By May 21, 2020July 6th, 2020No Comments

by Susan (Singapore)

The first real venture started nearly a decade ago, I was 24 then. So you can imagine how much ‘younger’ am I now. That was the era of the dot com, one with lots of excitements as well as challenges and importantly, experiences that I will always cherish.
When the Internet boom started, with a few friends, an idea, we started our company from a home-office (the ‘SOHO’ now). That started my path towards entrepreneurship.

Armed with a business plan, we knock on doors of a stable of VCs, to name a few, Fortune Venture, ST Vertex Fund, Vivendi, Hutchison, EDBi, NSTB and many others. (As the saying, practice makes perfect) We were fortunate that within a short span of time, we find ourselves funded by Vertex, a subsidiary of Singapore Technologies; a string of VCs started to knock on our door to inject new funds which all shareholders of the company gladly rejected. We had a vision of building a digital music empire, an entertainment music portal of Asia.

The company size started to grow rapidly with our own in-house lawyer, a British CTO, our own Marcom department and an employee size of near 50 within the first year of our incorporation. We had our very own Internet Jockey, interviewing artistes like Coco Lee, Aqua, A1, Christine Wunderlick, Emil Chau, Stephanie Sun.

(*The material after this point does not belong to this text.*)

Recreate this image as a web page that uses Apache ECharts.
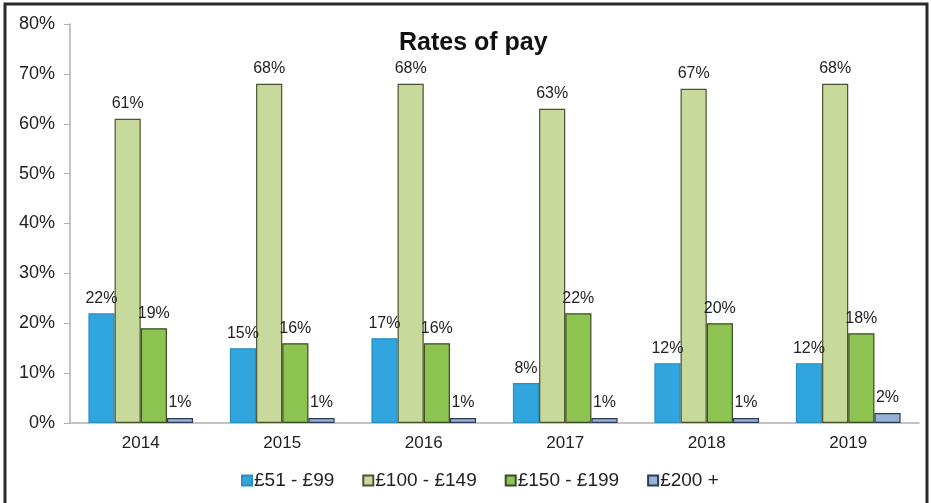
<!DOCTYPE html>
<html>
<head>
<meta charset="utf-8">
<script src="https://cdn.jsdelivr.net/npm/echarts@6/dist/echarts.min.js"></script>
<style>
  html, body { margin: 0; padding: 0; background: #fff; }
  #chart { width: 931px; height: 503px; }
</style>
</head>
<body>
<div id="chart"></div>
<script>
// categories and values
var years = ['2014', '2015', '2016', '2017', '2018', '2019'];
var seriesNames = ['£51 - £99', '£100 - £149', '£150 - £199', '£200 +'];
var pay51to99 = [22, 15, 17, 8, 12, 12];
var pay100to149 = [61, 68, 68, 63, 67, 68];
var pay150to199 = [19, 16, 16, 22, 20, 18];
var pay200plus = [1, 1, 1, 1, 1, 2];

var fills = ['#31a5dd', '#c8d99c', '#8dc451', '#95b3d9'];
var borders = ['#2a8ec0', '#4a5230', '#3a4a22', '#2d3b55'];
var values = [pay51to99, pay100to149, pay150to199, pay200plus];
var font = 'Liberation Sans, Arial, sans-serif';

var chart = echarts.init(document.getElementById('chart'));

var seriesData = [];
for (var i = 0; i < seriesNames.length; i++) {
  seriesData.push({
    name: seriesNames[i],
    type: 'bar',
    barGap: 0,
    barCategoryGap: '26%',
    data: values[i],
    itemStyle: {
      color: fills[i],
      borderColor: borders[i],
      borderWidth: 1.2
    },
    label: {
      show: true,
      position: 'top',
      distance: 7,
      formatter: '{c}%',
      fontFamily: font,
      fontSize: 16,
      color: '#222'
    }
  });
}

var option = {
  animation: false,
  title: {
    text: 'Rates of pay',
    left: 394,
    top: 26,
    textStyle: {
      fontFamily: font,
      fontSize: 25,
      fontWeight: 'bold',
      color: '#111'
    }
  },
  legend: {
    bottom: 8,
    left: 236,
    icon: 'rect',
    itemWidth: 10,
    itemHeight: 10,
    itemGap: 28,
    data: seriesNames,
    textStyle: {
      fontFamily: font,
      fontSize: 19,
      color: '#222',
      padding: [0, 0, 0, -3]
    }
  },
  grid: {
    left: 70,
    right: 12,
    top: 24,
    bottom: 80
  },
  xAxis: {
    type: 'category',
    data: years,
    axisLine: { lineStyle: { color: '#b0b0b0', width: 1.5 } },
    axisTick: { show: false },
    axisLabel: {
      margin: 12,
      fontFamily: font,
      fontSize: 17,
      color: '#222'
    }
  },
  yAxis: {
    type: 'value',
    min: 0,
    max: 80,
    interval: 10,
    axisLine: { show: true, lineStyle: { color: '#b0b0b0', width: 1.5 } },
    axisTick: { show: true, length: 6, lineStyle: { color: '#b0b0b0' } },
    splitLine: { show: false },
    axisLabel: {
      formatter: '{value}%',
      margin: 15,
      fontFamily: font,
      fontSize: 18,
      color: '#222'
    }
  },
  graphic: [{
    type: 'rect',
    shape: { x: 5, y: 4, width: 922, height: 520 },
    style: { fill: 'none', stroke: '#2a2a2a', lineWidth: 3 },
    silent: true
  }],
  series: seriesData
};

chart.setOption(option);
</script>
</body>
</html>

Beyond the music portal, the company started our own video productions team producing entertainment content for the media, create our own music station and a physical retail store in Orchard Cineleisure with a ‘click and mortar’ concept which was officially opened by the CEO of IDA back then. The opening of our physical store signify our notion ‘Who says a dot com is only on the Internet?’.

We had the first music download kiosk which was recently been mentioned and compared in ST Digital Life, with the Sony Ericsson download kiosk. We were probably too ahead of our time then. The company was valued with a market capitalization of $80million with VC’s plan to list and exit when the market cap reaches $150 million. That failed to materialized before the dot com crash, all funding dries up from the market almost immediately. The journey to look into M&A with traditional money making companies started, with the company eventually went into merger with a music division of a local listed entity.

That started the chain of integration issues, culture issues and most importantly a vast distance in the company’s vision between the founders and the new corporate shareholder. In less than a year after the merger, we concluded the venture a failure.

Immediately, we embark to start another company, change the business model and the rest are history. We spin off one of our business division in 2003 with focus in new media industry; along the years, a few other new companies were incorporated, headed by passionate ‘new entrepreneurs’ that we are fortunate to have come across.

I’m blessed to be able to go through that exciting era and to share some of the experience gained. The lesson learned in the first venture has a long list which I will not be able to list in full context but I can share over coffee should anyone wish to hear more. {Pamela will have my contact *grin*}

A lot of management books have taught us how to start a business, how to manage a company, where to look for sources of funding, where is the blue ocean, own SWOT anaylsis etc. Those should not be ignored, but the real teacher is the market and the real VC for your business is the business itself.

All business can begin with little steps; what I feel important for every business owner to have are focus, passion and creativity. Don’t underestimate your own potential and remember in every industry, we will need to create our own ‘network effect’. {not trying to be academic here}

Should you have decided to embark in this journey, don’t look back, just have fun and enjoy the path that you have chosen. There is never a wrong choice, you will always gain in experience.